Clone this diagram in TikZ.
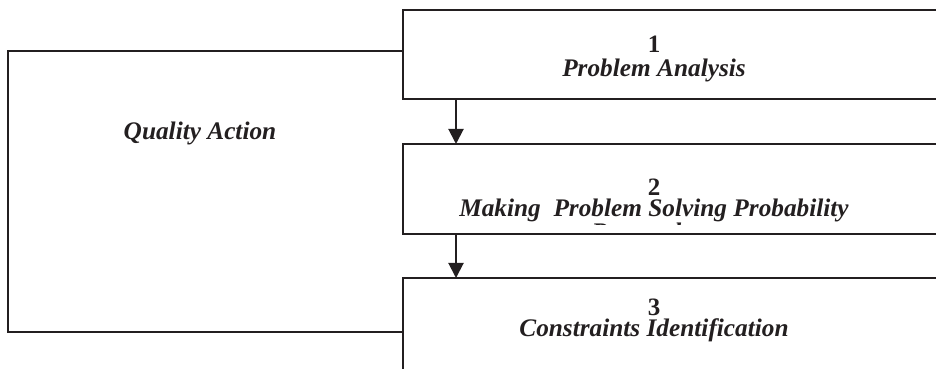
\documentclass[tikz,border=0pt]{standalone}
\usepackage{fontspec}
\setmainfont{Liberation Serif}
\usetikzlibrary{arrows.meta}
\definecolor{ink}{HTML}{231F20}
\tikzset{
  stagebox/.style={draw=ink, line width=2pt, fill=none, inner sep=0pt, outer sep=0pt, anchor=north west},
  numlabel/.style={font=\fontsize{25}{28}\selectfont\bfseries, text=ink, anchor=base, inner sep=0pt},
  namelabel/.style={font=\fontsize{25.3}{28}\selectfont\bfseries\itshape, text=ink, anchor=base, inner sep=0pt},
  flow/.style={draw=ink, line width=2pt, -{Triangle[width=15pt,length=15pt]}},
  loopline/.style={draw=ink, line width=2pt}
}
\begin{document}
\begin{tikzpicture}[x=1pt,y=1pt]
  \useasboundingbox (0,0) rectangle (936,369);
  \clip (0,0) rectangle (936,369);

  % the three stages, running on past the right and bottom edges
  \node[stagebox, minimum width=580pt, minimum height=89pt] (b1) at (403,359) {};
  \node[stagebox, minimum width=580pt, minimum height=90pt] (b2) at (403,225) {};
  \node[stagebox, minimum width=580pt, minimum height=140pt] (b3) at (403,91) {};

  % stage labels
  \node[numlabel]  (n1) at (654,316.5) {1};
  \node[namelabel] (t1) at (654,292) {Problem Analysis};
  \node[numlabel]  (n2) at (654,173.5) {2};
  \node[namelabel] (t2) at (654,152) {Making\ \ Problem Solving Probability};
  % the last line of stage 2 is cut off by its text frame
  \begin{scope}
    \clip (403,144) rectangle (936,160);
    \node[namelabel] (t2b) at (640,128) {Research};
  \end{scope}
  \node[numlabel]  (n3) at (654,53.5) {3};
  \node[namelabel] (t3) at (654,32) {Constraints Identification};

  % downward flow between stages
  \coordinate (a1) at (456,0 |- b1.south);
  \coordinate (a2) at (456,0 |- b2.north);
  \coordinate (a3) at (456,0 |- b2.south);
  \coordinate (a4) at (456,0 |- b3.north);
  \draw[flow] (a1) -- (a2);
  \draw[flow] (a3) -- (a4);

  % quality action feedback loop on the left
  \coordinate (q1) at (b1.west |- 0,318);
  \coordinate (q2) at (8,318);
  \coordinate (q3) at (8,37);
  \coordinate (q4) at (b3.west |- 0,37);
  \draw[loopline] (q1) -- (q2) -- (q3) -- (q4);
  \node[namelabel] (qa) at (200,229) {Quality Action};
\end{tikzpicture}
\end{document}
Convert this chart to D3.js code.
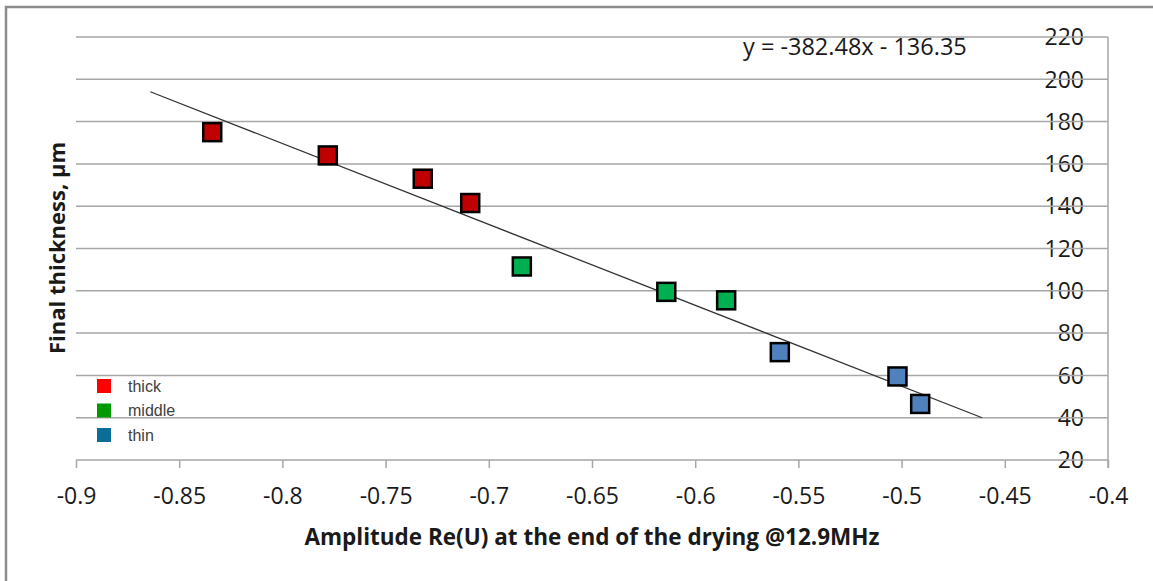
<!DOCTYPE html>
<html>
<head>
<meta charset="utf-8">
<script src="https://cdn.jsdelivr.net/npm/d3@7"></script>
<style>
  body { margin: 0; background: #fff; }
  text { font-family: "Open Sans", sans-serif; }
</style>
</head>
<body>
<div id="chart"></div>
<script>
var w = 1153;
var h = 581;

// measured points: amplitude Re(U) vs final thickness
var amplitude = [-0.834, -0.778, -0.732, -0.709, -0.684, -0.614, -0.585, -0.559, -0.502, -0.491];
var thickness = [175, 164, 153, 141.5, 111.5, 99.5, 95.5, 71, 59.5, 46.5];
var group = ["thick", "thick", "thick", "thick", "middle", "middle", "middle", "thin", "thin", "thin"];

// linear trendline as given in the chart, extended 0.03 both sides
var trendSlope = -382.48;
var trendIntercept = -136.35;
var trendForecast = 0.03;

var xTicks = [-0.9, -0.85, -0.8, -0.75, -0.7, -0.65, -0.6, -0.55, -0.5, -0.45, -0.4];
var yTicks = [20, 40, 60, 80, 100, 120, 140, 160, 180, 200, 220];

var legendNames = ["thick", "middle", "thin"];
var legendColors = ["#FF0000", "#009A00", "#0B6D98"];
var markerColors = {"thick": "#C00000", "middle": "#00B050", "thin": "#4F81BD"};

var svg = d3.select("#chart")
  .append("svg")
  .attr("width", w)
  .attr("height", h);

// outer frame (cut at right/bottom in the original)
svg.append("path")
  .attr("d", "M6,590 L6,7 L1160,7")
  .attr("fill", "none")
  .attr("stroke", "#8c8c8c")
  .attr("stroke-width", 2.5);

var x = d3.scaleLinear().domain([-0.9, -0.4]).range([76, 1108]);
var y = d3.scaleLinear().domain([20, 220]).range([460, 37]);

// y labels sit left of the right-hand axis, gridlines run through them
svg.selectAll(".ylab")
  .data(yTicks)
  .enter()
  .append("text")
  .attr("x", 1084)
  .attr("y", function(d) { return y(d); })
  .attr("dy", "0.36em")
  .attr("text-anchor", "end")
  .style("font-size", "23px")
  .style("fill", "#1a1a1a")
  .text(function(d) { return d; });

svg.selectAll(".grid")
  .data(yTicks)
  .enter()
  .append("line")
  .attr("x1", 76)
  .attr("x2", 1108)
  .attr("y1", function(d) { return y(d); })
  .attr("y2", function(d) { return y(d); })
  .attr("stroke", "#a6a6a6")
  .attr("stroke-width", 1.5);

// right vertical axis
svg.append("line")
  .attr("x1", 1108).attr("x2", 1108)
  .attr("y1", y(220)).attr("y2", 468)
  .attr("stroke", "#a6a6a6")
  .attr("stroke-width", 1.5);

// x axis
var xAxis = d3.axisBottom(x)
  .tickValues(xTicks)
  .tickSize(8)
  .tickPadding(20)
  .tickFormat(function(d) { return String(d); });

var gx = svg.append("g")
  .attr("transform", "translate(0," + y(20) + ")")
  .call(xAxis);
gx.select(".domain").remove();
gx.selectAll("line").attr("stroke", "#a6a6a6").attr("stroke-width", 1.5);
gx.selectAll("text")
  .style("font-size", "23px")
  .style("font-family", "Open Sans, sans-serif")
  .style("fill", "#1a1a1a");

// trendline
var tx0 = d3.min(amplitude) - trendForecast;
var tx1 = d3.max(amplitude) + trendForecast;
svg.append("line")
  .attr("x1", x(tx0))
  .attr("y1", y(trendSlope * tx0 + trendIntercept))
  .attr("x2", x(tx1))
  .attr("y2", y(trendSlope * tx1 + trendIntercept))
  .attr("stroke", "#333")
  .attr("stroke-width", 1.3);

// markers
var ms = 18;
svg.selectAll(".pt")
  .data(amplitude)
  .enter()
  .append("rect")
  .attr("x", function(d) { return x(d) - ms / 2; })
  .attr("y", function(d, i) { return y(thickness[i]) - ms / 2; })
  .attr("width", ms)
  .attr("height", ms)
  .attr("fill", function(d, i) { return markerColors[group[i]]; })
  .attr("stroke", "#000")
  .attr("stroke-width", 2.5);

// equation
svg.append("text")
  .attr("x", 743)
  .attr("y", 55)
  .style("font-size", "23.5px")
  .style("fill", "#1a1a1a")
  .text("y = " + trendSlope + "x - " + Math.abs(trendIntercept));

// legend
var lg = svg.selectAll(".leg")
  .data(legendNames)
  .enter()
  .append("g")
  .attr("transform", function(d, i) { return "translate(97," + (379 + i * 24.5) + ")"; });
lg.append("rect")
  .attr("width", 14)
  .attr("height", 14)
  .attr("fill", function(d, i) { return legendColors[i]; });
lg.append("text")
  .attr("x", 31)
  .attr("y", 7)
  .attr("dy", "0.36em")
  .style("font-family", "Liberation Sans, Arial, sans-serif")
  .style("font-size", "16px")
  .style("fill", "#404040")
  .text(function(d) { return d; });

// axis titles
svg.append("text")
  .attr("x", 592)
  .attr("y", 545)
  .attr("text-anchor", "middle")
  .style("font-size", "22.5px")
  .style("font-weight", "bold")
  .style("fill", "#1a1a1a")
  .text("Amplitude Re(U) at the end of the drying @12.9MHz");

svg.append("text")
  .attr("transform", "translate(65,248) rotate(-90)")
  .attr("text-anchor", "middle")
  .style("font-size", "22px")
  .style("font-weight", "bold")
  .style("fill", "#1a1a1a")
  .text("Final thickness, µm");
</script>
</body>
</html>
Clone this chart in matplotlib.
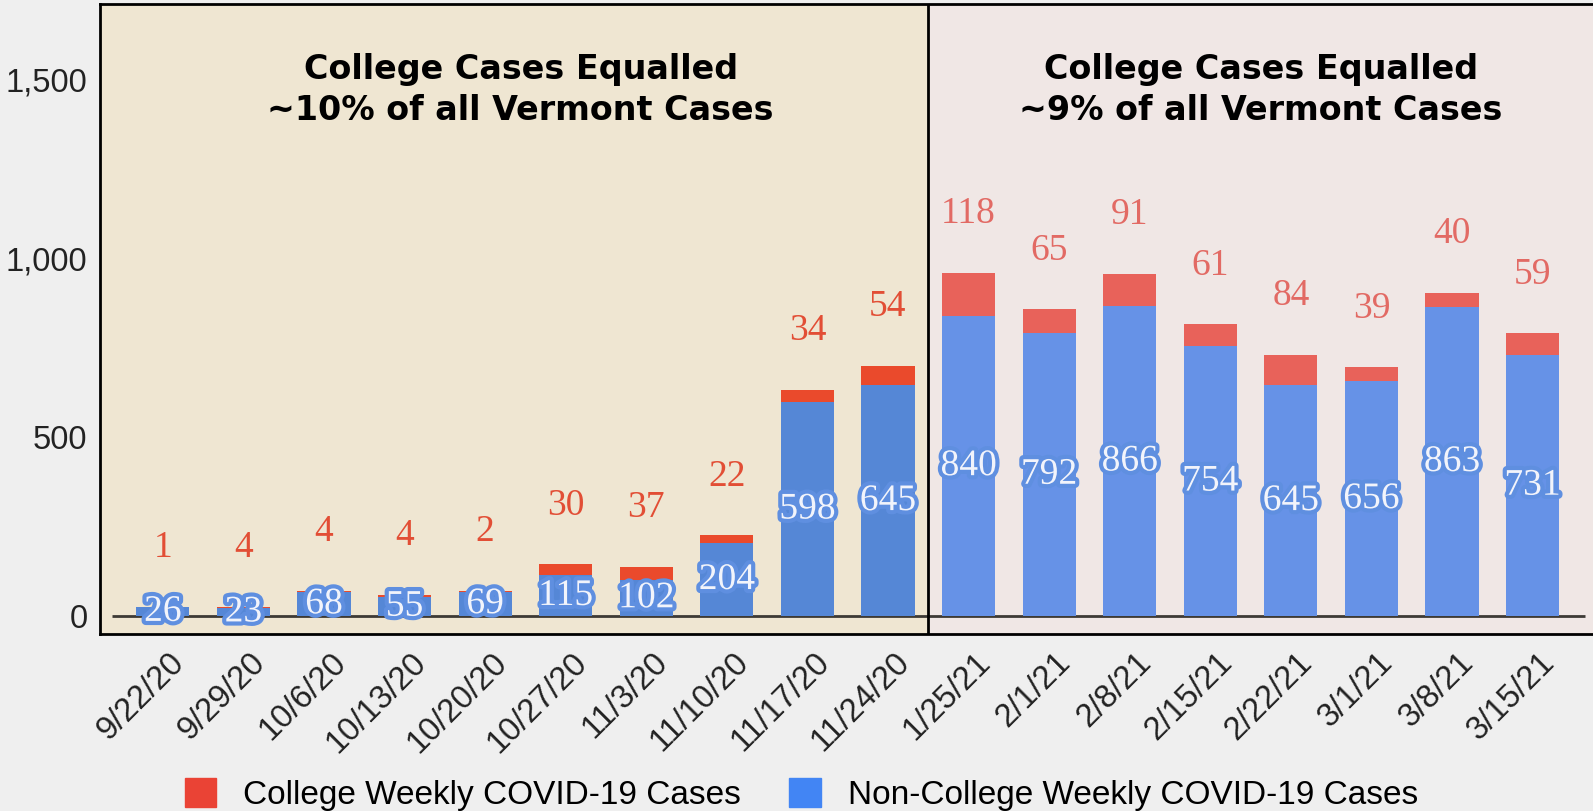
import numpy as np
import matplotlib
matplotlib.use("Agg")
import matplotlib.pyplot as plt
import matplotlib.patches as patches
import matplotlib.patheffects as pe
import matplotlib.transforms as mtransforms

weeks = ['9/22/20', '9/29/20', '10/6/20', '10/13/20', '10/20/20', '10/27/20',
         '11/3/20', '11/10/20', '11/17/20', '11/24/20', '1/25/21', '2/1/21',
         '2/8/21', '2/15/21', '2/22/21', '3/1/21', '3/8/21', '3/15/21']
college = [1, 4, 4, 4, 2, 30, 37, 22, 34, 54, 118, 65, 91, 61, 84, 39, 40, 59]
non_college = [26, 23, 68, 55, 69, 115, 102, 204, 598, 645,
               840, 792, 866, 754, 645, 656, 863, 731]
panel_titles = ['College Cases Equalled\n~10% of all Vermont Cases',
                'College Cases Equalled\n~9% of all Vermont Cases']
n_fall = 10

fig = plt.figure(figsize=(15.93, 8.11), dpi=100, facecolor='#EFEFEF')
ax = fig.add_axes([100 / 1593, 0.218, 1 - 100 / 1593, 0.777])

x = np.arange(len(weeks))
split = n_fall - 0.5
xmin, xmax = -0.78, 17.75

# panel backgrounds
ax.axvspan(xmin, split, color='#EFE6D2', zorder=0)
ax.axvspan(split, xmax, color='#F0E7E5', zorder=0)
ax.axvline(split, color='black', lw=2, zorder=5)

blue = ['#5587D6' if i < n_fall else '#6692E7' for i in x]
red = ['#EA4A2C' if i < n_fall else '#E8625A' for i in x]
red_txt = ['#E24E35' if i < n_fall else '#E26A64' for i in x]

ax.hlines(0, -0.63, 17.65, color='#3d3a35', lw=2, zorder=1)
ax.bar(x, non_college, width=0.66, color=blue, zorder=2)
ax.bar(x, college, width=0.66, bottom=non_college, color=red, zorder=2)

for i in x:
    total = non_college[i] + college[i]
    ax.text(i, total + 165, str(college[i]), ha='center', va='center',
            fontsize=27, family='Liberation Serif', color=red_txt[i], zorder=4)
    ax.text(i, non_college[i] / 2, str(non_college[i]), ha='center', va='center',
            fontsize=27, family='Liberation Serif', color='#F2F4FB', zorder=4,
            path_effects=[pe.withStroke(linewidth=6, foreground='#5F8FE0')])

ax.text((xmin + split) / 2 + 0.08, 1470, panel_titles[0], ha='center', va='center',
        fontsize=24, fontweight='bold', family='DejaVu Sans', linespacing=1.3)
ax.text((split + xmax) / 2, 1470, panel_titles[1], ha='center', va='center',
        fontsize=24, fontweight='bold', family='DejaVu Sans', linespacing=1.3)

ax.set_xlim(xmin, xmax)
ax.set_ylim(-50, 1710)
ax.set_yticks([0, 500, 1000, 1500])
ax.set_yticklabels(['0', '500', '1,000', '1,500'])
ax.set_xticks(x)
ax.set_xticklabels(weeks, rotation=45, ha='right')
ax.tick_params(length=0, labelcolor='#222222', pad=8)
ax.tick_params(axis='y', labelsize=23.5, pad=9)
ax.tick_params(axis='x', labelsize=23.5, pad=9)
offset = mtransforms.ScaledTranslation(28 / 100, 0, fig.dpi_scale_trans)
for lab in ax.get_xticklabels():
    lab.set_family('Liberation Sans')
    lab.set_transform(lab.get_transform() + offset)
for lab in ax.get_yticklabels():
    lab.set_family('Liberation Sans')

for side in ['left', 'top', 'bottom']:
    ax.spines[side].set_linewidth(2)
    ax.spines[side].set_color('black')
ax.spines['right'].set_visible(False)

handles = [patches.Patch(color='#EA4335', label='College Weekly COVID-19 Cases'),
           patches.Patch(color='#4285F4', label='Non-College Weekly COVID-19 Cases')]
fig.legend(handles=handles, loc='lower center', bbox_to_anchor=(0.503, -0.037), ncol=2,
           frameon=False, prop={'family': 'Liberation Sans', 'size': 24},
           handlelength=0.95, handleheight=0.95, columnspacing=1.45, handletextpad=0.8)

fig.savefig('out.png', dpi=100, facecolor=fig.get_facecolor())
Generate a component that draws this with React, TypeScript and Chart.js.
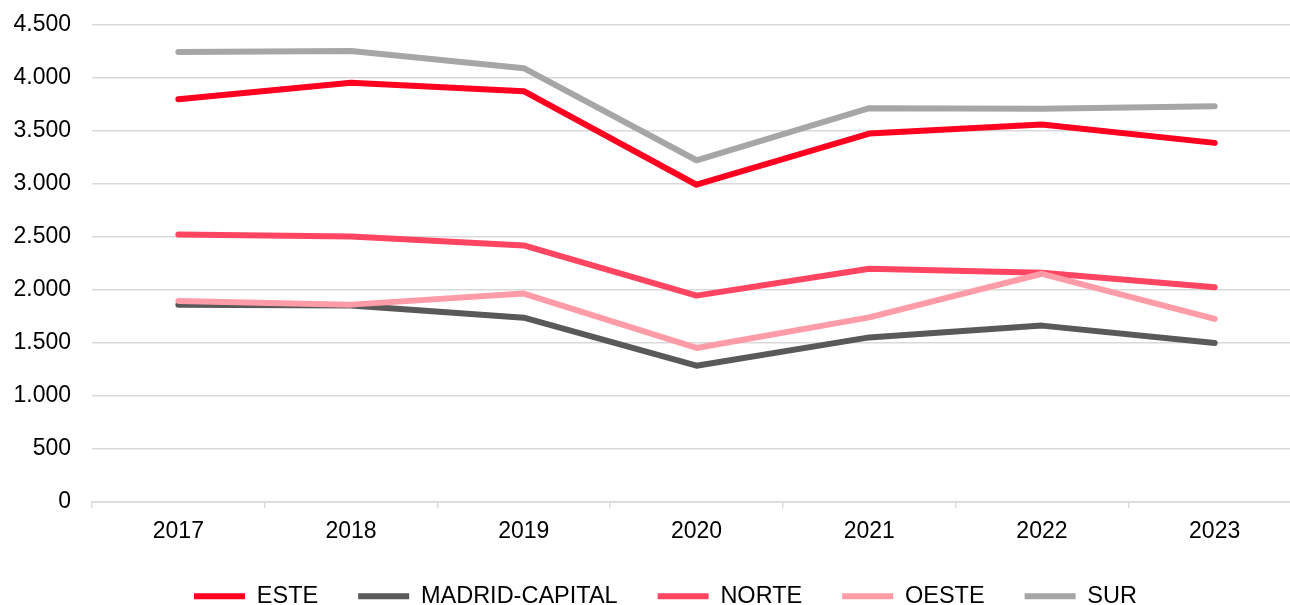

########################################

• _AIM OF THE TASK_
Among the entries above, take the lines from the one with "Convert this chart to D3.js code." through the one with "var h = 581;" and retype them exactly, leaving out the pictures.

• _EXERCISE RESPONSE_
Convert this chart to D3.js code.
<!DOCTYPE html>
<html>
<head>
<meta charset="utf-8">
<script src="https://cdn.jsdelivr.net/npm/d3@7"></script>
<style>
  body { margin: 0; background: #fff; }
  text { font-family: "Open Sans", sans-serif; }
</style>
</head>
<body>
<div id="chart"></div>
<script>
var w = 1153;
var h = 581;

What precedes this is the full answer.